Two-thirds of us regularly or occasionally visit a supermarket more than once a day. It’s a trend especially evident among the young: 18- to 24-year-olds are twice as likely to regularly visit a supermarket twice a day than the over-55s.
Such startling facts, from Waitrose’s latest Food and Drink Report, represent a lens through which this week’s landmark food deals can be seen.
Tesco’s tie-up with wholesaler and retailer Booker, and the Co-op’s acquisition of buying and c-store group Nisa, position each more strongly in convenience – a rapidly growing sector epitomised by the frequent shopping habit highlighted by Waitrose.
“Nearly 60% of UK households used convenience shops and splashed out £3.2bn in them over a 12-week period. The Co-op is the most frequently visited – shoppers visit almost twice a week on average”
Market monitor Kantar observed this week that convenience stores of all types account for 12.1% of grocery sales.
Nearly 60% of UK households used convenience shops and splashed out £3.2bn in them over a 12-week period. The Co-op is the most frequently visited – shoppers visit almost twice a week on average.
C-stores fulfil missions very different from the traditional ‘weekly shop’. They’re likely to be ranged according to time of day needs such as breakfast or eating tonight, as time-pressed consumers’ horizons shorten from what they need over days to what they need now.
Tesco/Booker and Co-op/Nisa both position the enlarged businesses to better cater for a changing market.
A departure from the norm of more store openings or acquisitions of chains is how each is drafting in the power of indy shops to extend their reach – testament to the role independent retailers still play in many communities, and their frequently visited status.

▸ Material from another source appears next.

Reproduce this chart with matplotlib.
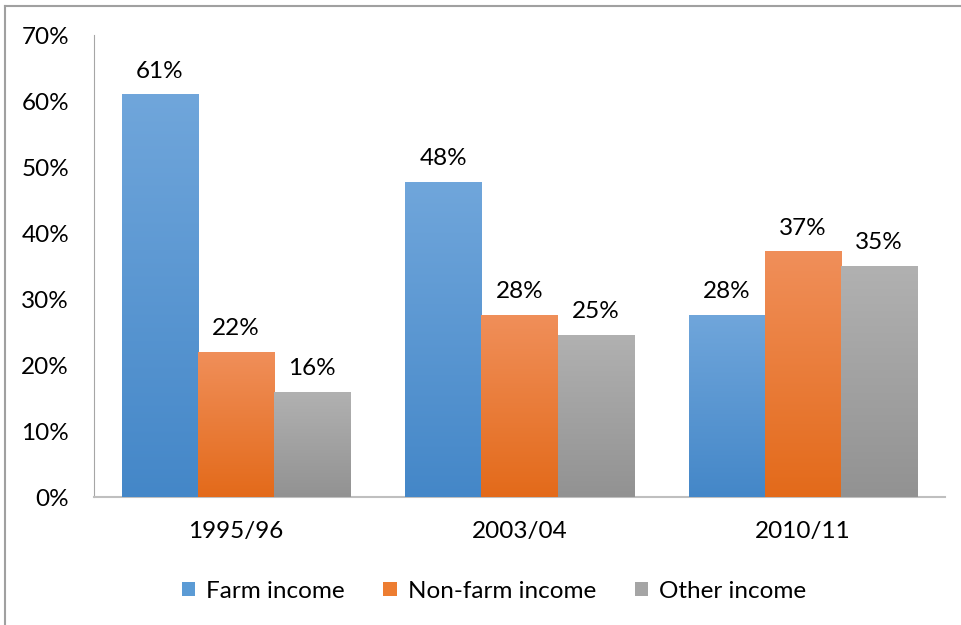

The new distribution opportunities through the independent store networks brings the chance for the Co-op, for instance, to build the reach of its own-brand. In the case of the Co-op and Tesco, there will be benefits of scale in buying.
These deals are defensive as much as offensive, reflecting the intensity of competition in food and the challenges and costs of opening more company-owned stores in the right places.

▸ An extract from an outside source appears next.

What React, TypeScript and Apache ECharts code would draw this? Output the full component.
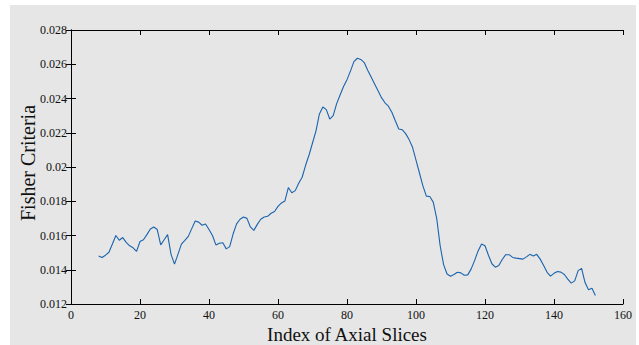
import React, { useEffect, useRef } from "react";
import * as echarts from "echarts";

const sliceStart = 8;
const fisherValues = [
  0.01480, 0.01472, 0.01485, 0.01502, 0.01550, 0.01600, 0.01572, 0.01588, 0.01560, 0.01540,
  0.01528, 0.01507, 0.01565, 0.01575, 0.01605, 0.01638, 0.01650, 0.01635, 0.01545, 0.01575,
  0.01605, 0.01490, 0.01433, 0.01490, 0.01550, 0.01572, 0.01595, 0.01640, 0.01685, 0.01678,
  0.01660, 0.01667, 0.01635, 0.01600, 0.01545, 0.01555, 0.01558, 0.01522, 0.01535, 0.01610,
  0.01668, 0.01695, 0.01708, 0.01700, 0.01650, 0.01630, 0.01665, 0.01695, 0.01708, 0.01712,
  0.01730, 0.01740, 0.01770, 0.01790, 0.01802, 0.01880, 0.01850, 0.01862, 0.01905, 0.01940,
  0.02010, 0.02070, 0.02140, 0.02210, 0.02310, 0.02350, 0.02335, 0.02280, 0.02300, 0.02370,
  0.02420, 0.02470, 0.02510, 0.02560, 0.02615, 0.02635, 0.02628, 0.02610, 0.02565, 0.02525,
  0.02485, 0.02445, 0.02405, 0.02375, 0.02355, 0.02320, 0.02270, 0.02222, 0.02218, 0.02195,
  0.02160, 0.02115, 0.02040, 0.01965, 0.01890, 0.01830, 0.01828, 0.01795, 0.01700, 0.01540,
  0.01430, 0.01375, 0.01362, 0.01372, 0.01385, 0.01382, 0.01368, 0.01370, 0.01405, 0.01455,
  0.01510, 0.01550, 0.01540, 0.01485, 0.01435, 0.01415, 0.01425, 0.01460, 0.01488, 0.01488,
  0.01472, 0.01468, 0.01465, 0.01462, 0.01475, 0.01490, 0.01480, 0.01490, 0.01462, 0.01425,
  0.01385, 0.01363, 0.01379, 0.01390, 0.01386, 0.01372, 0.01345, 0.01322, 0.01335, 0.01395,
  0.01408, 0.01325, 0.01283, 0.01292, 0.01250,
];

const xTitle = "Index of Axial Slices";
const yTitle = "Fisher Criteria";

export default function App() {
  const ref = useRef<HTMLDivElement>(null);
  useEffect(() => {
    if (!ref.current) return;
    const chart = echarts.init(ref.current, undefined, { renderer: "svg", width: 639, height: 345 });
    const data = fisherValues.map((v, i) => [sliceStart + i, v]);
    const font = "Liberation Serif";
    const lineStyle = { color: "#000", width: 1 };
    const tick = { show: true, inside: true, length: 5, lineStyle };
    chart.setOption({
      animation: false,
      backgroundColor: "transparent",
      grid: { left: 71, right: 16, top: 30, bottom: 41, containLabel: false },
      graphic: [
        {
          type: "text",
          x: 28,
          y: 163,
          rotation: Math.PI / 2,
          style: {
            text: yTitle,
            fill: "#111",
            font: "20px Liberation Serif",
            textAlign: "center",
            textVerticalAlign: "middle",
          },
        },
        {
          type: "text",
          x: 347,
          y: 334,
          style: {
            text: xTitle,
            fill: "#111",
            font: "19px Liberation Serif",
            textAlign: "center",
            textVerticalAlign: "middle",
          },
        },
      ],
      xAxis: [
        {
          type: "value",
          min: 0,
          max: 160,
          interval: 20,
          axisLine: { show: true, lineStyle },
          axisTick: tick,
          splitLine: { show: false },
          axisLabel: { color: "#111", fontFamily: font, fontSize: 12, margin: 5 },
        },
        {
          type: "value",
          position: "top",
          min: 0,
          max: 160,
          interval: 20,
          axisLine: { show: true, lineStyle },
          axisTick: tick,
          splitLine: { show: false },
          axisLabel: { show: false },
        },
      ],
      yAxis: [
        {
          type: "value",
          min: 0.012,
          max: 0.028,
          interval: 0.002,
          axisLine: { show: true, lineStyle },
          axisTick: tick,
          splitLine: { show: false },
          axisLabel: { color: "#111", fontFamily: font, fontSize: 12, margin: 4 },
        },
        {
          type: "value",
          position: "right",
          min: 0.012,
          max: 0.028,
          interval: 0.002,
          axisLine: { show: true, lineStyle },
          axisTick: tick,
          splitLine: { show: false },
          axisLabel: { show: false },
        },
      ],
      series: [
        {
          type: "line",
          data,
          showSymbol: false,
          symbol: "none",
          lineStyle: { color: "#1a63ad", width: 1.1 },
          xAxisIndex: 0,
          yAxisIndex: 0,
        },
      ],
    });
    return () => chart.dispose();
  }, []);
  return (
    <div style={{ position: "fixed", left: 0, top: 0, width: 639, height: 345, background: "#fff" }}>
      <div style={{ position: "absolute", left: 10, top: 5, width: 626, height: 340, background: "#e6e6e6" }} />
      <div ref={ref} style={{ position: "absolute", left: 0, top: 0, width: 639, height: 345 }} />
    </div>
  );
}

Wholesale and supply deals open up new routes to market. More such deals may be on the table.
Food for thought
This week’s tie-ups reflect also the changing patterns of food consumption, as food-to-go specialists ranging from Greggs to Pret compete with traditional grocers for share of stomach.

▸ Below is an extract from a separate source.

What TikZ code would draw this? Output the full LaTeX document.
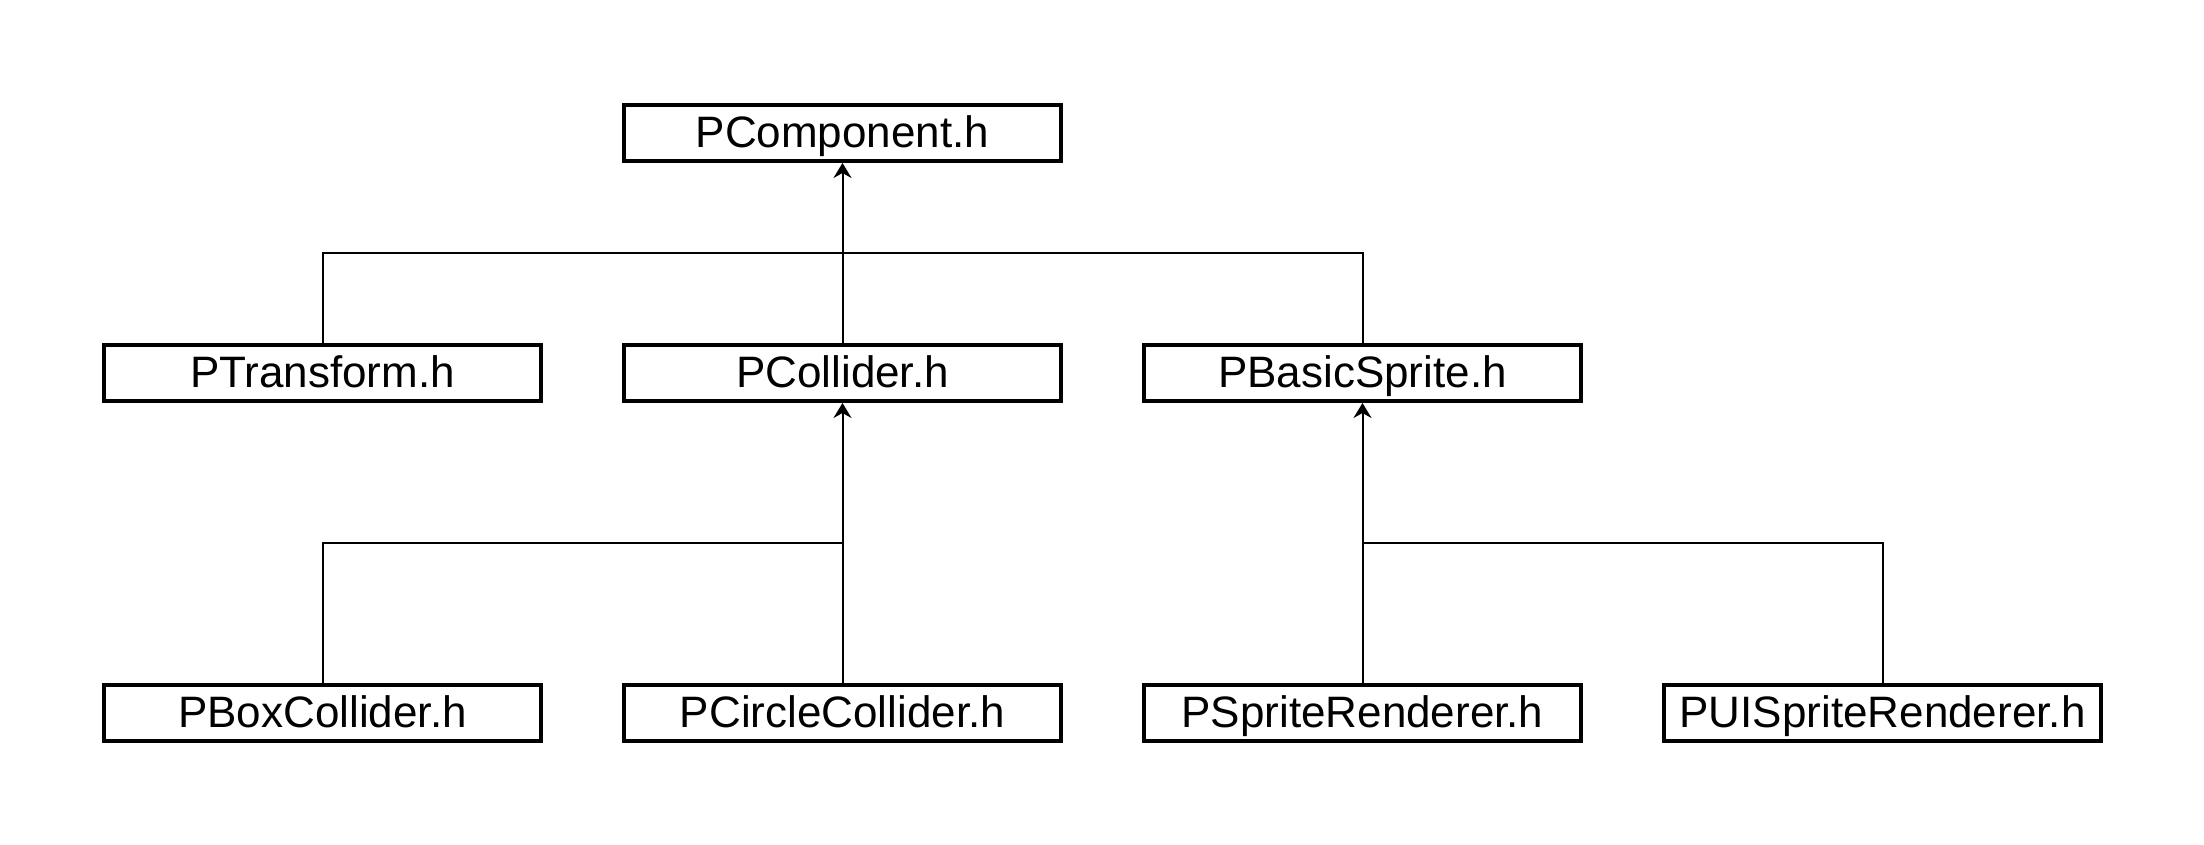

These days, a commuter on the way home may weigh up whether to buy a chicken nasi goreng from M&S’ Simply Food or drop by the local Chinese takeaway for a sweet and sour pork.
Whether to pick up a bottle of white and a Tesco Finest wood-fired spicy Italian meat pizza, or order from Domino’s using Amazon’s Alexa.
Or they might even choose to dine at a Waitrose store, where the lines between shopping and eating out are being blurred.
“A few years back, Tesco’s purchases of eaterie Giraffe and café chain Harris + Hoole raised eyebrows. Maybe the timing was wrong, but could such tie-ups become a feature of the future food retail landscape?”
In its clearance of Tesco’s merger with Booker, the Competition and Markets Authority noted that Tesco and Booker “do not compete head to head in most of their activities”.
It said: “In particular, Tesco does not supply the catering sector to which Booker makes over 30% of its sales.”
You wonder though if the convergence of convenience retail, ready-to-eat specialists and restaurant dining might mean that in a few years’ time, competition in food may be viewed in a different light.
A few years back, Tesco’s purchases of eaterie Giraffe and café chain Harris + Hoole raised eyebrows. Maybe the timing was wrong, but could such tie-ups become a feature of the future food retail landscape?
Will a big retailer once again pounce on a restaurant group?
After all, former Waitrose boss Mark Price said when he left the business that he regretted not having bought Eat.